Tickoo asked why these killings have happened after 18 years. In 2003, he said, the Nadimarg massacre was the last when 24 Pandits were killed in Pulwama.
“The question to ask is why are the killings happening now,” he said.
Tickoo was contacted by the LG office after the killings, a chance he was asking for but was not given earlier. This is for the first time in his life, he says, that he has felt threatened by the killings of others. He told Kashmir Reader that never ever in the last thirty years he felt as helpless as he is feeling today.
Satish Mandir is another Pandit whose repeated reminders for a meeting with the LG, and suggested measures for the security of Pandits, were not taken into consideration.
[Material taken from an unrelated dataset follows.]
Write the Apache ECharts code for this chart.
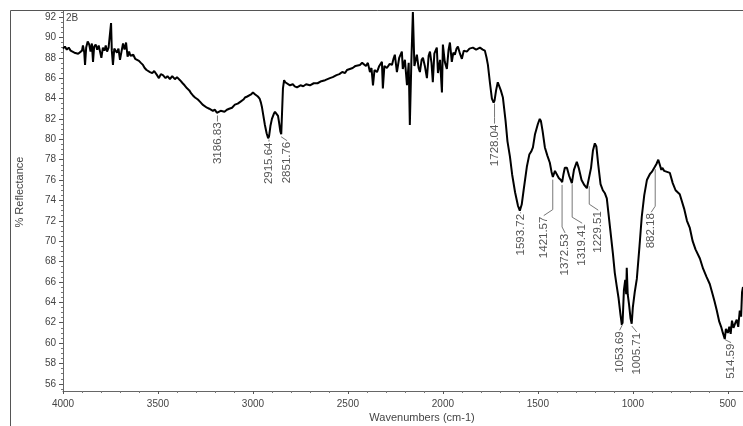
<!DOCTYPE html>
<html><head><meta charset="utf-8">
<script src="https://cdn.jsdelivr.net/npm/echarts@6/dist/echarts.min.js"></script>
<style>html,body{margin:0;padding:0;background:#fff}#c{width:743px;height:426px}</style>
</head><body><div id="c"></div>
<script>
const wavenumbers = [4000,3990,3980,3970,3960,3950,3940,3930,3920,3910,3900,3895,3888,3884,3878,3870,3862,3855,3848,3842,3836,3828,3820,3812,3805,3798,3790,3782,3775,3768,3760,3752,3747,3743,3737,3730,3722,3716,3708,3700,3692,3684,3676,3668,3660,3652,3645,3630,3620,3611,3600,3590,3579,3570,3560,3550,3542,3530,3520,3505,3495,3485,3474,3460,3450,3437,3425,3411,3400,3384,3370,3360,3347,3335,3325,3316,3305,3290,3279,3265,3255,3242,3230,3220,3211,3200,3190,3180,3170,3160,3150,3137,3125,3110,3095,3080,3065,3050,3042,3030,3020,3010,3000,2995,2988,2980,2974,2965,2958,2953,2945,2937,2928,2920,2915,2908,2900,2890,2884,2876,2868,2862,2856,2851,2847,2842,2836,2830,2820,2805,2790,2780,2768,2750,2735,2720,2700,2680,2660,2640,2620,2595,2580,2560,2545,2530,2515,2505,2490,2475,2460,2450,2437,2425,2415,2405,2395,2384,2376,2368,2360,2347,2335,2321,2316,2308,2295,2280,2268,2260,2253,2242,2230,2216,2211,2200,2189,2180,2174,2166,2158,2150,2137,2128,2121,2112,2105,2095,2084,2075,2068,2060,2053,2045,2032,2026,2015,2005,2000,1990,1979,1970,1963,1953,1945,1937,1928,1921,1910,1900,1890,1874,1860,1842,1825,1805,1790,1779,1770,1763,1752,1742,1733,1728,1720,1711,1705,1695,1684,1670,1660,1647,1635,1620,1605,1595,1585,1575,1558,1545,1535,1526,1515,1500,1490,1484,1475,1463,1450,1437,1428,1421,1410,1400,1390,1379,1372,1365,1358,1347,1335,1321,1310,1295,1285,1270,1255,1242,1232,1220,1210,1200,1192,1182,1170,1158,1147,1137,1121,1105,1095,1084,1075,1065,1058,1054,1047,1040,1035,1032,1027,1020,1012,1006,1000,990,979,965,953,940,926,910,900,895,884,875,866,858,850,845,835,820,805,790,775,753,730,715,700,685,670,647,630,612,595,580,570,558,545,535,526,516,510,500,492,485,478,470,460,453,445,437,430,425,420];
const reflectance = [88.9,89.1,88.8,89.0,88.7,88.8,88.5,88.6,88.4,88.3,88.7,89.2,88.5,87.3,89.0,89.6,89.3,88.6,89.4,87.6,89.1,89.3,88.8,89.2,88.6,88.0,89.0,88.7,89.2,88.6,89.0,88.9,91.4,88.7,87.3,88.9,89.0,88.5,88.9,87.8,88.6,89.4,88.8,89.5,88.1,88.6,88.2,88.3,87.9,88.0,87.7,87.5,87.3,87.0,86.8,86.9,86.6,86.5,86.7,86.3,86.0,86.4,86.3,86.0,86.2,85.9,86.2,85.9,86.1,85.8,85.5,85.3,85.0,84.8,84.5,84.3,84.1,83.9,83.7,83.4,83.3,83.1,83.0,82.9,82.8,82.9,82.6,82.7,82.8,82.9,82.7,82.9,83.0,83.1,83.4,83.5,83.7,83.9,84.1,84.2,84.3,84.4,84.6,84.7,84.4,84.5,84.2,84.0,83.6,83.2,82.3,81.4,80.6,80.1,80.3,81.3,82.0,82.5,82.7,82.6,82.3,81.6,80.8,80.5,82.5,85.0,85.8,85.6,85.5,85.3,85.4,85.2,85.1,85.3,85.2,85.4,85.3,85.5,85.5,85.7,85.8,86.0,86.1,86.3,86.4,86.6,86.5,86.8,86.9,87.0,87.2,87.3,87.3,87.5,87.6,87.2,87.5,86.6,87.0,85.3,86.8,86.6,87.2,87.6,85.0,87.2,87.0,87.4,87.3,87.9,88.3,86.6,88.0,88.6,86.9,87.8,85.3,87.5,81.4,87.6,92.5,87.2,88.3,87.0,86.6,87.8,88.0,87.2,86.0,88.2,88.6,87.5,85.6,88.4,89.0,86.5,87.8,84.6,89.3,87.6,86.9,88.8,89.5,87.6,88.5,88.3,88.9,89.1,88.4,87.9,88.7,88.6,88.9,89.0,88.8,89.0,88.8,88.7,88.0,87.3,85.5,84.0,83.6,83.8,84.8,85.6,85.5,84.8,84.1,81.8,79.8,78.3,76.5,74.8,73.5,73.0,73.6,75.0,77.3,78.5,78.8,79.2,80.5,81.5,82.0,81.8,80.8,79.2,78.4,77.7,76.8,76.3,76.9,76.8,76.2,76.0,75.8,76.6,77.2,77.2,76.4,75.7,77.0,77.8,77.2,76.0,75.5,75.2,75.3,77.2,78.9,79.6,79.3,77.5,75.6,75.0,74.7,74.2,71.5,68.8,66.9,65.5,64.4,62.8,61.8,62.0,65.2,66.2,64.8,67.4,64.8,63.8,62.4,61.9,63.5,65.0,66.3,69.5,72.4,74.5,76.0,76.6,76.8,76.8,77.3,77.6,78.0,77.5,77.0,77.2,76.9,76.8,76.7,75.7,75.0,74.6,73.2,72.0,71.3,70.0,69.2,68.3,67.3,66.5,65.8,64.8,64.1,63.2,62.1,61.6,61.0,60.4,61.4,61.0,61.6,60.9,62.2,61.5,62.0,62.3,61.6,63.2,62.6,65.0,65.5];
const yTickValues = [56,58,60,62,64,66,68,70,72,74,76,78,80,82,84,86,88,90,92];
const xTickValues = [4000,3500,3000,2500,2000,1500,1000,500];
const peakWavenumbers = [3186.83,2915.64,2851.76,1728.04,1593.72,1421.57,1372.53,1319.41,1229.51,882.18,1053.69,1005.71,514.59];
const peakLabels = ['3186.83','2915.64','2851.76','1728.04','1593.72','1421.57','1372.53','1319.41','1229.51','882.18','1053.69','1005.71','514.59'];

// label placement (pixel offsets of text from the peak point: dx, dy)
const labelLayout = [[0,10],[0,6],[6,8],[0,24],[1,4],[-9,40],[3,52],[10,43],[9,28],[-4,47],[-3,10],[5,10],[6,7]];

function interp(w){
  for (let i=0;i<wavenumbers.length-1;i++){
    const a=wavenumbers[i], b=wavenumbers[i+1];
    if (w<=a && w>=b){ const t=(a-w)/(a-b); return reflectance[i]+(reflectance[i+1]-reflectance[i])*t; }
  }
  return reflectance[reflectance.length-1];
}
const lineData = wavenumbers.map((w,i)=>[w, reflectance[i]]);
const peakData = peakWavenumbers.map(w=>[w, interp(w)]);

const chart = echarts.init(document.getElementById('c'), null, {renderer:'canvas'});
const txt = '#444';
chart.setOption({
  animation:false,
  backgroundColor:'#fff',
  grid:{left:63, top:11, width:680, height:380},
  xAxis:{type:'value', inverse:true, min:420, max:4000, splitNumber:7,
    axisLine:{show:true, lineStyle:{color:'#666', width:1}},
    axisTick:{show:true, length:3, customValues:xTickValues, lineStyle:{color:'#555'}},
    minorTick:{show:true, splitNumber:5, length:2, lineStyle:{color:'#777'}},
    axisLabel:{customValues:xTickValues, formatter:v=>String(v), color:txt, fontSize:10, fontFamily:'Liberation Sans', margin:8},
    splitLine:{show:false}},
  yAxis:{type:'value', min:55.3, max:92.59, splitNumber:18,
    axisLine:{show:true, lineStyle:{color:'#666', width:1}},
    axisTick:{show:true, length:4, customValues:yTickValues, lineStyle:{color:'#555'}},
    minorTick:{show:true, splitNumber:4, length:2, lineStyle:{color:'#777'}},
    axisLabel:{customValues:yTickValues, formatter:v=>String(v), color:txt, fontSize:10, fontFamily:'Liberation Sans', margin:7},
    splitLine:{show:false}},
  graphic:[
    {type:'rect', shape:{x:10.5, y:10.5, width:800, height:500}, style:{fill:'none', stroke:'#555', lineWidth:1}, silent:true},
    {type:'text', left:66, top:13, style:{text:'2B', fill:txt, font:'10px "Liberation Sans"'}},
    {type:'text', x:422, y:418, style:{text:'Wavenumbers (cm-1)', fill:txt, font:'11px "Liberation Sans"', align:'center', verticalAlign:'middle'}},
    {type:'text', x:20, y:192, rotation:Math.PI/2, style:{text:'% Reflectance', fill:txt, font:'11px "Liberation Sans"', align:'center', verticalAlign:'middle'}}
  ],
  series:[
    {type:'line', data:lineData, showSymbol:false, symbol:'none', lineStyle:{color:'#000', width:2}, z:3},
    {type:'custom', data:peakData, clip:false, z:4,
      renderItem:function(params, api){
        const i = params.dataIndex;
        const p = api.coord([api.value(0), api.value(1)]);
        const lay = labelLayout[i];
        const tx = p[0]+lay[0], top = p[1]+lay[1];
        const pts = lay[1] > 14 ? [[p[0],p[1]+3],[p[0],top-7],[tx,top-1]] : [[p[0],p[1]+3],[tx,top-1]];
        return {type:'group', children:[
          {type:'polyline', shape:{points:pts}, style:{stroke:'#777', lineWidth:1, fill:'none'}},
          {type:'text', x:tx, y:top, rotation:Math.PI/2, style:{text:peakLabels[i], x:0, y:0, align:'right', verticalAlign:'middle', fill:'#555', font:'11.5px "Liberation Sans"'}}
        ]};
      }}
  ]
});
</script></body></html>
Though he has migrated out of the valley and successfully settled in Delhi, he has remained concerned about the fate of Pandits in Kashmir.
“In June, I had written to the LG and the CS of JK many times, but they did not respond. It was one way of reaching out to them, but nothing happened,” he said. “The recent spate of killings is aimed at making Pandits flee, and create a divide among the minorities and Muslims who have been peacefully living together.”
He said the government must take this situation seriously and take steps for the security and welfare of Pandits. He said he travels to Kashmir at least once a month and has been putting up at a Muslim friend’s home. His family too has sold their property in Srinagar to a Muslim family. Now he wishes to return, but asks the government to create a composite colony where all communities live together, not just Pandits.
“This is the only peaceful way of getting us back and letting harmony prevail,” he said.